Tuesday, June 24, 2008

Dark Lord Book Review

Dark Lord
Ed Greenwood
Falconfar Book One

Imagine you are about to die, and then imagine the sort of book you would write; it is your last chance to leave an impression on the world, a token of sorts. You probably wouldn't want it be like Dark Lord. I know you probably wouldn't even write a fantasy novel, i mean, nobody but Robert Jordan (may he rest in the eyes of the Creator) writes a fantasy novel on their deathbed, but give me a little break. I'm pointing towards quality people, I don't really care too much what sort of book you would write.

The fact is, that book was mediocre. Please don't get me wrong, it definitely served in battling my boredom, but I'm probably not going to remember anything about this book in a couple years.
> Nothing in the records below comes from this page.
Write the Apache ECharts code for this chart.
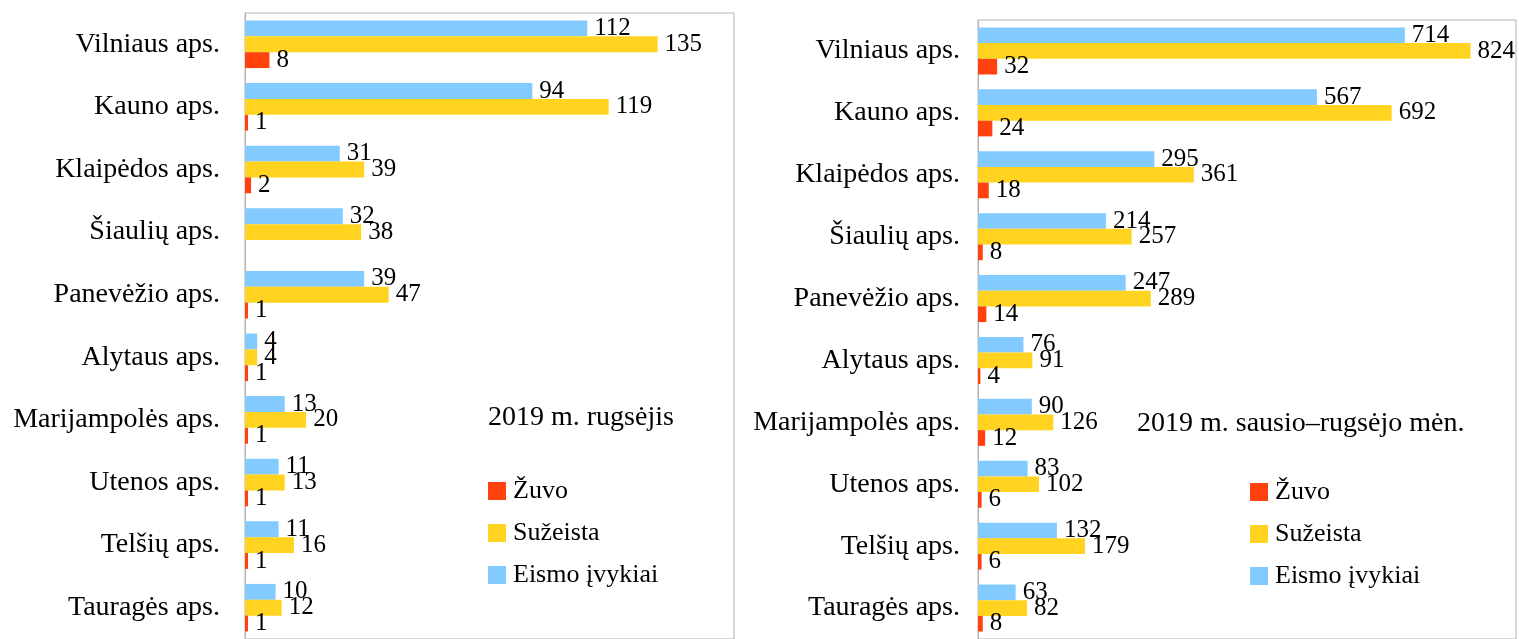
<!DOCTYPE html>
<html>
<head>
<meta charset="utf-8">
<script src="https://cdn.jsdelivr.net/npm/echarts@6/dist/echarts.min.js"></script>
<style>
  html, body { margin: 0; padding: 0; background: #fff; }
  #chart { width: 1519px; height: 639px; }
</style>
</head>
<body>
<div id="chart"></div>
<script>
// Eismo įvykiai pagal apskritis, 2019 m.
const categories = ['Vilniaus aps.', 'Kauno aps.', 'Klaipėdos aps.', 'Šiaulių aps.', 'Panevėžio aps.',
  'Alytaus aps.', 'Marijampolės aps.', 'Utenos aps.', 'Telšių aps.', 'Tauragės aps.']

// 2019 m. rugsėjis
const sepZuvo     = [8, 1, 2, 0, 1, 1, 1, 1, 1, 1]
const sepSuzeista = [135, 119, 39, 38, 47, 4, 20, 13, 16, 12]
const sepEismo    = [112, 94, 31, 32, 39, 4, 13, 11, 11, 10]

// 2019 m. sausio–rugsėjo mėn.
const ytdZuvo     = [32, 24, 18, 8, 14, 4, 12, 6, 6, 8]
const ytdSuzeista = [824, 692, 361, 257, 289, 91, 126, 102, 179, 82]
const ytdEismo    = [714, 567, 295, 214, 247, 76, 90, 83, 132, 63]

const FONT = "'Liberation Serif', 'Times New Roman', serif"
const C_RED = '#FF420E', C_YEL = '#FFD320', C_BLUE = '#83CAFF'
const GRAY = '#b3b3b3'

const chart = echarts.init(document.getElementById('chart'), null, { renderer: 'canvas' })

// zero values get no label (Šiaulių aps. has no "Žuvo" mark)
const label = {
  show: true,
  position: 'right',
  distance: 7,
  color: '#000',
  fontFamily: FONT,
  fontSize: 25,
  formatter: (p) => (p.value ? p.value : ''),
}

function bars(idx, eismo, suzeista, zuvo) {
  const base = { type: 'bar', xAxisIndex: idx, yAxisIndex: idx, barGap: '0%', barCategoryGap: '24%', label, animation: false }
  return [
    { ...base, name: 'Eismo įvykiai', data: eismo, itemStyle: { color: C_BLUE } },
    { ...base, name: 'Sužeista', data: suzeista, itemStyle: { color: C_YEL } },
    { ...base, name: 'Žuvo', data: zuvo, itemStyle: { color: C_RED } },
  ]
}

function yAxis(idx, margin) {
  return {
    type: 'category',
    gridIndex: idx,
    inverse: true,
    data: categories,
    axisLine: { lineStyle: { color: GRAY } },
    axisTick: { length: 10, lineStyle: { color: GRAY } },
    axisLabel: { color: '#000', fontFamily: FONT, fontSize: 28, margin },
  }
}

function legend(left, top) {
  return {
    orient: 'vertical',
    left, top,
    data: ['Žuvo', 'Sužeista', 'Eismo įvykiai'],
    itemWidth: 18,
    itemHeight: 18,
    itemGap: 16,
    icon: 'rect',
    selectedMode: false,
    textStyle: { color: '#000', fontFamily: FONT, fontSize: 26, lineHeight: 26, padding: [0, 0, 0, 2] },
  }
}

const titleStyle = { color: '#000', fontFamily: FONT, fontSize: 28, fontWeight: 'normal' }

chart.setOption({
  backgroundColor: '#fff',
  title: [
    { text: '2019 m. rugsėjis', left: 488, top: 404, textStyle: titleStyle, padding: 0 },
    { text: '2019 m. sausio–rugsėjo mėn.', left: 1137, top: 410, textStyle: titleStyle, padding: 0 },
  ],
  legend: [legend(483, 473), legend(1245, 474)],
  grid: [
    { left: 245, top: 13, width: 489, height: 632, show: true, borderColor: GRAY, borderWidth: 1 },
    { left: 978, top: 20, width: 538, height: 620, show: true, borderColor: GRAY, borderWidth: 1 },
  ],
  xAxis: [
    { type: 'value', gridIndex: 0, min: 0, max: 160, show: false },
    { type: 'value', gridIndex: 1, min: 0, max: 900, show: false },
  ],
  yAxis: [yAxis(0, 25), yAxis(1, 18)],
  series: [
    ...bars(0, sepEismo, sepSuzeista, sepZuvo),
    ...bars(1, ytdEismo, ytdSuzeista, ytdZuvo),
  ],
})

window.addEventListener('resize', () => chart.resize())
</script>
</body>
</html>
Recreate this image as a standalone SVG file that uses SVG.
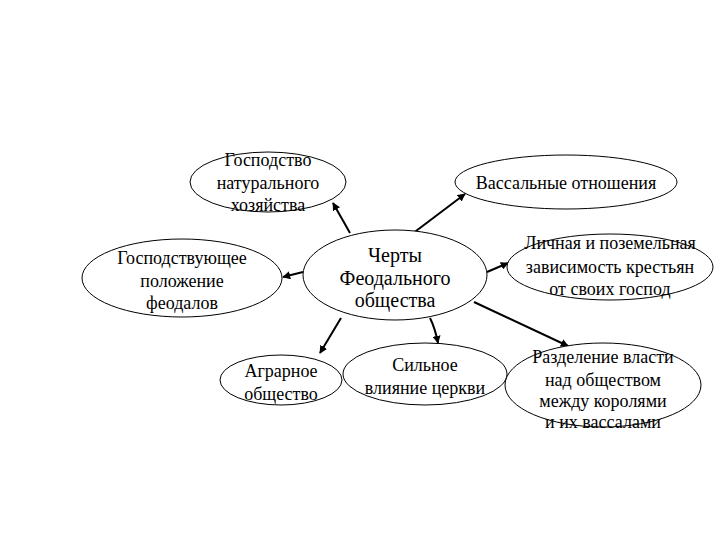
<svg xmlns="http://www.w3.org/2000/svg" width="720" height="540" viewBox="0 0 720 540">
<defs>
<style>
.n ellipse{fill:#fff;stroke:#000;stroke-width:1}
text{font-family:"Liberation Serif","Times New Roman",serif;font-size:18px;fill:#000;text-anchor:middle}
.big{font-size:20px}
.c line,.c path{stroke:#000;stroke-width:2;fill:none;marker-end:url(#ah)}
</style>
<marker id="ah" viewBox="0 0 10 10" refX="9" refY="5" markerWidth="4" markerHeight="4" orient="auto" markerUnits="strokeWidth">
<path d="M0,0 L10,5 L0,10 z" fill="#000"/>
</marker>
</defs>
<rect width="720" height="540" fill="#fff"/>
<g class="c">
<line x1="350" y1="233" x2="333" y2="203"/>
<line x1="412" y1="234" x2="465" y2="194"/>
<line x1="303" y1="272" x2="283" y2="277"/>
<line x1="487" y1="272" x2="508" y2="263"/>
<line x1="474" y1="302" x2="568" y2="346"/>
<line x1="341" y1="318" x2="320" y2="353"/>
<path d="M430,318 Q435,328 438,343"/>
</g>
<g id="n1" class="n"><ellipse cx="268" cy="182" rx="78" ry="30"/>
<text x="268" y="166">Господство</text><text x="268" y="189">натурального</text><text x="268" y="211">хозяйства</text></g>
<g id="n2" class="n"><ellipse cx="566" cy="182" rx="111" ry="27"/>
<text x="566" y="189">Вассальные отношения</text></g>
<g id="n3" class="n"><ellipse cx="182" cy="278" rx="100" ry="39"/>
<text x="182" y="264">Господствующее</text><text x="182" y="287">положение</text><text x="182" y="309">феодалов</text></g>
<g id="center" class="n"><ellipse cx="395" cy="275" rx="92" ry="45"/>
<text class="big" x="395" y="262">Черты</text><text class="big" x="395" y="285">Феодального</text><text class="big" x="395" y="307">общества</text></g>
<g id="n5" class="n"><ellipse cx="610" cy="267" rx="103" ry="33"/>
<text x="610" y="249">Личная и поземельная</text><text x="610" y="273">зависимость крестьян</text><text x="610" y="295">от своих господ</text></g>
<g id="n6" class="n"><ellipse cx="281" cy="380" rx="61" ry="25"/>
<text x="281" y="377">Аграрное</text><text x="281" y="400">общество</text></g>
<g id="n7" class="n"><ellipse cx="425" cy="374" rx="82" ry="31"/>
<text x="425" y="371">Сильное</text><text x="425" y="394">влияние церкви</text></g>
<g id="n8" class="n"><ellipse cx="603" cy="385" rx="98" ry="42"/>
<text x="603" y="363">Разделение власти</text><text x="603" y="386">над обществом</text><text x="603" y="407">между королями</text><text x="603" y="428">и их вассалами</text></g>
</svg>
My favorite part of Dark Lord is the world of Falconfar. I like the way Greenwood describes Falconfar as the setting for books and a videogame of which the main character, Rod Everlar, is the creator. His castles and forests and sunsets do stand out vividly, and I almost wish this was a videogame. I guess that isn't all too surprising considering Ed Greenwood is the creator of Dungeons and Dragons, but still...

Oh, I almost forgot. The art: I dig it. :)

I really liked the characters, and the world, and even the slightly overused plot. It just feels like Greenwood put in a less than 100% effort. So, if I ever find myself in the situation where I need a book, I think I will pick up the sequel, but in the meantime I'll just keep workin on my ever-growing reading list.